Nigeria’s fuel pricing regime is now largely deregulated, with pump prices influenced by global oil prices, exchange rates, refining capacity, and distribution costs. While increased crude production can strengthen foreign exchange supply in the long run, its effect on fuel prices is indirect rather than immediate.
Still, sustained improvements in oil output could support broader economic stability, which may eventually ease pressure on energy costs.
Investment Confidence and Global Context
The discovery comes at a time when global energy companies are reassessing their portfolios amid energy transition pressures. While renewables are gaining ground, oil and gas continue to play a central role in global energy supply, particularly in emerging economies.
Nigeria’s ability to attract and retain investment in its oil sector will depend on regulatory certainty, security improvements, and consistent policy implementation.

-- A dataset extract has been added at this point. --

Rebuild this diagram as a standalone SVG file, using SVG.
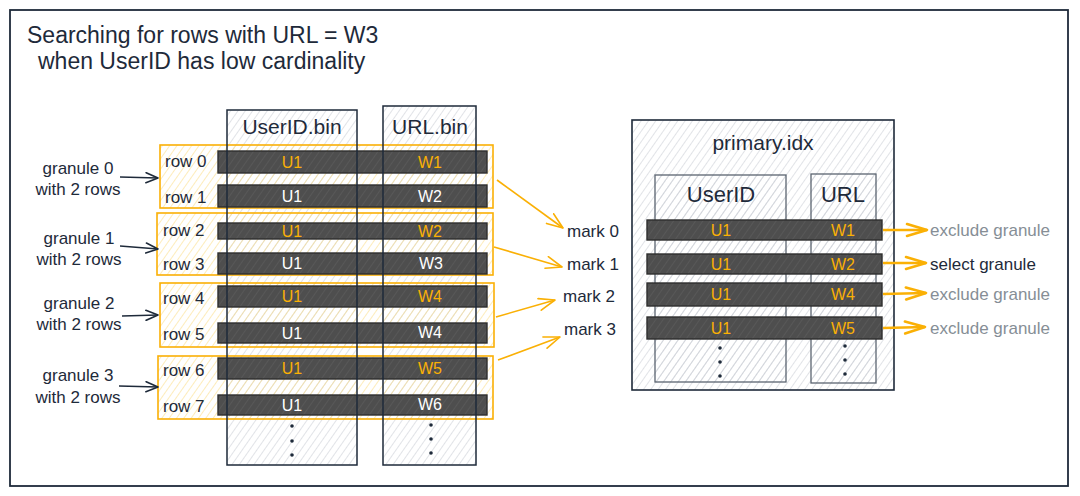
<svg xmlns="http://www.w3.org/2000/svg" width="1080" height="496" viewBox="0 0 1080 496">
<defs>
<pattern id="hg" width="6" height="6" patternUnits="userSpaceOnUse" patternTransform="rotate(35)"><line x1="0" y1="0" x2="0" y2="6" stroke="#c3c8cf" stroke-width="1"/></pattern>
<pattern id="hy" width="6" height="6" patternUnits="userSpaceOnUse" patternTransform="rotate(35)"><line x1="0" y1="0" x2="0" y2="6" stroke="#fcd977" stroke-width="1"/></pattern>
<pattern id="hd" width="6" height="6" patternUnits="userSpaceOnUse" patternTransform="rotate(35)"><rect width="6" height="6" fill="#4e4e4e"/><line x1="0" y1="0" x2="0" y2="6" stroke="#5e5e5e" stroke-width="1.2"/></pattern>
<marker id="ad" viewBox="0 0 14 12" refX="13" refY="6" markerWidth="14" markerHeight="12" markerUnits="userSpaceOnUse" orient="auto"><path d="M1,1 L13,6 L1,11" fill="none" stroke="#1e2a3a" stroke-width="1.6" stroke-linecap="round" stroke-linejoin="round"/></marker>
<marker id="ao" viewBox="0 0 18 14" refX="17" refY="7" markerWidth="18" markerHeight="14" markerUnits="userSpaceOnUse" orient="auto"><path d="M1,1 L17,7 L1,13" fill="none" stroke="#fab005" stroke-width="1.6" stroke-linecap="round" stroke-linejoin="round"/></marker>
<marker id="aot" viewBox="0 0 24 16" refX="22" refY="8" markerWidth="24" markerHeight="16" markerUnits="userSpaceOnUse" orient="auto"><path d="M2,2 L22,8 L2,14" fill="none" stroke="#fab005" stroke-width="2.6" stroke-linecap="round" stroke-linejoin="round"/></marker>
</defs>
<style>
text{font-family:"Liberation Sans",Arial,sans-serif;fill:#1e2a3a}
.t{font-size:23px}
.h{font-size:21px;text-anchor:middle}
.l{font-size:17px}
.lc{font-size:17px;text-anchor:middle}
.c{font-size:16px;text-anchor:middle}
.o{fill:#fab005}
.w{fill:#ffffff}
.g{fill:#868e96}
.col{fill:url(#hg);stroke:none}
.colline{fill:none;stroke:#1e2a3a;stroke-width:1.5}
.gran{fill:url(#hy);stroke:#fab005;stroke-width:1.6}
.bar{fill:url(#hd);stroke:#2e2e2e;stroke-width:1.4}
.dot{fill:#1e2a3a}
.cd{fill:none;stroke:#1e2a3a;stroke-width:1.6;marker-end:url(#ad)}
.co{fill:none;stroke:#fab005;stroke-width:1.6;marker-end:url(#ao)}
.cot{fill:none;stroke:#fab005;stroke-width:2.6;marker-end:url(#aot)}
</style>
<rect x="0" y="0" width="1080" height="496" fill="#ffffff"/>
<g id="frame"><rect x="10" y="10" width="1058" height="476" fill="#ffffff" stroke="#1e2a3a" stroke-width="1.8"/></g>
<g id="title">
<text class="t" x="27" y="43">Searching for rows with URL = W3</text>
<text class="t" x="38" y="69">when UserID has low cardinality</text>
</g>
<g id="col-userid-bin-bg"><rect class="col" x="227" y="110" width="130" height="355"/></g>
<g id="col-url-bin-bg"><rect class="col" x="383" y="106" width="93" height="359"/></g>
<g id="granule-0"><rect class="gran" x="160" y="145" width="333" height="63"/></g>
<g id="granule-1"><rect class="gran" x="157" y="213" width="336" height="62"/></g>
<g id="granule-2"><rect class="gran" x="160" y="283" width="334" height="64"/></g>
<g id="granule-3"><rect class="gran" x="158" y="356" width="335" height="63"/></g>
<g id="rows">
<rect class="bar" x="218" y="151" width="269" height="22"/>
<rect class="bar" x="218" y="185" width="269" height="22"/>
<rect class="bar" x="218" y="223" width="269" height="16"/>
<rect class="bar" x="218" y="253" width="269" height="21"/>
<rect class="bar" x="218" y="286" width="269" height="21"/>
<rect class="bar" x="218" y="323" width="269" height="20"/>
<rect class="bar" x="218" y="358" width="269" height="21"/>
<rect class="bar" x="218" y="395" width="269" height="20"/>
</g>
<g id="col-userid-bin">
<rect class="colline" x="227" y="110" width="130" height="355"/>
<text class="h" x="292" y="134">UserID.bin</text>
<circle class="dot" cx="292" cy="426" r="1.8"/><circle class="dot" cx="292" cy="441" r="1.8"/><circle class="dot" cx="292" cy="455" r="1.8"/>
</g>
<g id="col-url-bin">
<rect class="colline" x="383" y="106" width="93" height="359"/>
<text class="h" x="430" y="134">URL.bin</text>
<circle class="dot" cx="431" cy="425" r="1.8"/><circle class="dot" cx="431" cy="439" r="1.8"/><circle class="dot" cx="431" cy="453" r="1.8"/>
</g>
<g id="row-labels">
<text class="l" x="165" y="167">row 0</text>
<text class="l" x="165" y="203">row 1</text>
<text class="l" x="163" y="236">row 2</text>
<text class="l" x="163" y="270">row 3</text>
<text class="l" x="163" y="304">row 4</text>
<text class="l" x="163" y="340">row 5</text>
<text class="l" x="163" y="376">row 6</text>
<text class="l" x="163" y="412">row 7</text>
</g>
<g id="cells">
<text class="c o" x="292" y="168">U1</text><text class="c o" x="430" y="168">W1</text>
<text class="c w" x="292" y="202">U1</text><text class="c w" x="430" y="202">W2</text>
<text class="c o" x="292" y="237">U1</text><text class="c o" x="430" y="237">W2</text>
<text class="c w" x="292" y="269">U1</text><text class="c w" x="431" y="269">W3</text>
<text class="c o" x="292" y="302">U1</text><text class="c o" x="430" y="302">W4</text>
<text class="c w" x="292" y="339">U1</text><text class="c w" x="430" y="338">W4</text>
<text class="c o" x="292" y="374">U1</text><text class="c o" x="430" y="374">W5</text>
<text class="c w" x="292" y="411">U1</text><text class="c w" x="430" y="410">W6</text>
</g>
<g id="granule-labels">
<text class="lc" x="78" y="174">granule 0</text><text class="lc" x="78" y="195">with 2 rows</text>
<text class="lc" x="79" y="244">granule 1</text><text class="lc" x="79" y="265">with 2 rows</text>
<text class="lc" x="79" y="309">granule 2</text><text class="lc" x="79" y="330">with 2 rows</text>
<text class="lc" x="78" y="381">granule 3</text><text class="lc" x="78" y="403">with 2 rows</text>
</g>
<g id="marks">
<text class="l" x="567" y="237">mark 0</text>
<text class="l" x="567" y="270">mark 1</text>
<text class="l" x="563" y="302">mark 2</text>
<text class="l" x="564" y="335">mark 3</text>
</g>
<g id="primary-idx">
<rect x="632" y="120" width="262" height="270" fill="url(#hg)" stroke="#1e2a3a" stroke-width="1.6"/>
<text class="h" x="763" y="150">primary.idx</text>
<rect x="655" y="175" width="131" height="207" fill="url(#hg)" stroke="#5b6470" stroke-width="1.3"/>
<rect x="811" y="174" width="65" height="209" fill="url(#hg)" stroke="#5b6470" stroke-width="1.3"/>
<text class="h" x="721" y="202" style="font-size:22px">UserID</text>
<text class="h" x="843" y="202" style="font-size:22px">URL</text>
<rect class="bar" x="647" y="220" width="235" height="20"/>
<rect class="bar" x="647" y="254" width="235" height="20"/>
<rect class="bar" x="647" y="283" width="235" height="23"/>
<rect class="bar" x="647" y="317" width="235" height="22"/>
<text class="c o" x="721" y="236">U1</text><text class="c o" x="843" y="236">W1</text>
<text class="c o" x="721" y="270">U1</text><text class="c o" x="843" y="270">W2</text>
<text class="c o" x="721" y="300">U1</text><text class="c o" x="843" y="300">W4</text>
<text class="c o" x="721" y="334">U1</text><text class="c o" x="843" y="334">W5</text>
<circle class="dot" cx="720" cy="348" r="1.8"/><circle class="dot" cx="720" cy="362" r="1.8"/><circle class="dot" cx="720" cy="376" r="1.8"/>
<circle class="dot" cx="845" cy="346" r="1.8"/><circle class="dot" cx="845" cy="360" r="1.8"/><circle class="dot" cx="845" cy="374" r="1.8"/>
</g>
<g id="results">
<text class="l g" x="930" y="236">exclude granule</text>
<text class="l" x="930" y="270">select granule</text>
<text class="l g" x="930" y="300">exclude granule</text>
<text class="l g" x="930" y="334">exclude granule</text>
</g>
<g id="connectors">
<path class="cd" d="M120,177 L158,178"/>
<path class="cd" d="M120,246 L158,249"/>
<path class="cd" d="M122,316 L158,315"/>
<path class="cd" d="M119,386 L158,387"/>
<path class="co" d="M497,180 L563,228"/>
<path class="co" d="M494,247 L562,267"/>
<path class="co" d="M496,317 L555,300"/>
<path class="co" d="M498,360 L560,337"/>
<path class="cot" d="M883,230 L927,230"/>
<path class="cot" d="M883,263 L926,263"/>
<path class="cot" d="M883,294 L926,293"/>
<path class="cot" d="M883,328 L925,327"/>
</g>
</svg>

The Chevron–NNPC discovery is seen as a confidence booster, especially as Nigeria competes with other African producers such as Angola, Guyana, and Namibia for exploration capital.
In recent months, the government has reiterated its commitment to tackling oil theft, improving pipeline security, and creating a more investor-friendly environment.
Next Steps and Expectations
Industry stakeholders expect further updates from NNPC and Chevron as appraisal activities progress and technical assessments are completed. These evaluations will determine the size of the discovery, development costs, and timelines for bringing the field into production.
If managed effectively, the new oil find could form part of a broader strategy to restore Nigeria’s oil output to sustainable levels while supporting economic recovery efforts.
For now, the announcement has injected cautious optimism into a sector that has endured years of uncertainty.
As Nigeria balances its energy transition goals with the realities of an oil-dependent economy, discoveries such as this underline the continued relevance of its hydrocarbon resources in shaping national growth and development.